These are the public datasets powering the v0 prototype. The USGS 3DEP coverage spans Brian's full licensure footprint (AL, GA, TN, MS, FL) — 247 projects, 30B+ public-domain points. The Hobu COPC samples are browser-streamable today. The academic benchmarks anchor our model training plan.
| Name | Size | Classified | Notes | Stream |
|---|---|---|---|---|
| Autzen Stadium | ~80 MB | ✓ | RGB + ASPRS classified. The canonical COPC demo. | View ↗ |
| Millsite, UT | medium | ✓ | Open terrain. Good for fly-through demos. | View ↗ |
| SoFi Stadium | ~2.3 GB | — | Very large. Proves streaming works at GB scale. | View ↗ |
Public domain. Hosted on AWS Open Data (s3://usgs-lidar-public, us-west-2). EPT format — native to Potree 2.0, transcodes to COPC via untwine.
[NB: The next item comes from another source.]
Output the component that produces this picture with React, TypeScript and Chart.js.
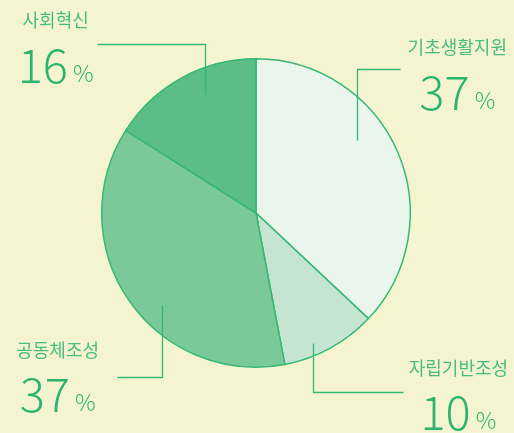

| Project | State | Notes | EPT manifest |
|---|---|---|---|
| USGS_LPC_AL_JeffersonCo_2013_LAS_2015 | AL | Jefferson County (Birmingham metro). Direct hit for Weygand HQ. | ept.json ↗ |
| AL_NorthAL_2019 | AL | Madison / Limestone / Jackson / Morgan / Marshall. High-density 2019. | ept.json ↗ |
| AL_17Co_1_2020 | AL | 17-county central Alabama, 2020. Broadest recent coverage. | ept.json ↗ |
| AL_SWCentral_1_B22 | AL | Southwest Central Alabama, 2022. Newest available. | ept.json ↗ |
| USGS_LPC_AL_MobileCo_2014_LAS_2016 | AL | Mobile County. Coastal AL. | ept.json ↗ |
| USGS_LPC_TN_ShelbyCo_2017_LAS_2019 | TN | Memphis metro. | ept.json ↗ |
| USGS_LPC_GA_Georgia_A1_2016_LAS_2018 | GA | Georgia statewide block A1. | ept.json ↗ |
| USGS_LPC_MS_Madison_Yazoo_2012_LAS_2016 | MS | Madison / Yazoo, MS. | ept.json ↗ |
| USGS_LPC_FL_Panhandle_B1_2018_LAS_2019 | FL | Florida panhandle (Pensacola area). | ept.json ↗ |
Full list: 247 projects rendered on the /viewer map. Boundary index: github.com/hobuinc/usgs-lidar.
These are the canonical benchmarks for ground-classification ML. We pretrain on these (esp. DALES + OpenGF + Hessigheim) before fine-tuning on Weygand-labeled tracts.
| Dataset | Size | License | Notes | Link |
|---|---|---|---|---|
| DALES | ~500M pts | Academic (request) | Largest public ALS benchmark, 8 semantic classes. Dayton, OH. | ↗ |
| Hessigheim 3D (H3D) | ~10 GB | Research (registration) | UAV LiDAR ~800 pts/m² + textured mesh. Closest match for our use case. | ↗ |
| OpenGF | ~500M pts / 47 km² | Academic | Ground filtering benchmark. Direct relevance. | ↗ |
| Toronto3D | 78M pts | Academic | Mobile mapping LIDAR, 8 classes. | ↗ |
| SensatUrban | 2.85B pts | Academic | UK urban UAV. Recent benchmark. | ↗ |
OpenTopography hosts raw LAZ tiles per dataset with shapefile tile indexes. The intended workflow: query Catalog API → download tile index → PDAL merges selected tiles into a COPC you self-host. Not a one-URL drop-in but the highest-quality source for academic / research demos.